Monday, June 16, 2008

Response Groups in Composition

The purpose of this blog is to summarize articles on teaching English/language arts, from kindergarten through college, published in English education journals from the past.

Topic: Response Groups in Composition

Title: “Catching the Drift: Keeping Peer-Response Groups on Track.” M. Francine Danis. College Composition and Communication (October 1988), 356-358. A publication of the National Council of Teachers of English (NCTE).

Summary: “ ‘We waste a lot of time in our group—you know, we talk about the papers for a while: then we get into other topics.’ That’s a fairly common judgment when students evaluate their peer-response group.”

“They [students] feel cheated—justifiably so—when group discussions turn repeatedly into mere bull sessions.”

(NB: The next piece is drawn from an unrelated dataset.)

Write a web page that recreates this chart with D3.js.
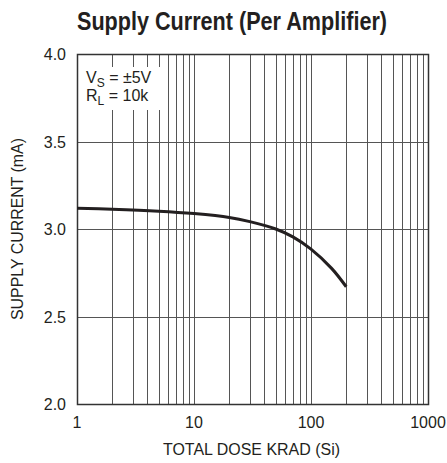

The author suggests that groups keep on track when they make observations about the paper under discussion. For three minutes after reading the paper, they write non-stop what they observed in the paper. Rules: No negatives. No judgments. No inferences. Just observations of what they see in the paper.

Example: “The middle part was the best.” Judgment. NO!
“The middle part is intense.” Inference. NO!
“The middle part is mostly dialogue.” Observation of what is really on the paper. YES!
The group then reads their observations to the writer.

Comments: Will these observations be helpful to the writer? What will they learn from them? How will the observations help the writer to improve the paper? Who decides if an “observation” is negative, judgment or inference? This technique , for me, would be one which I would use with the students and have the students determine if it was successful. RayS.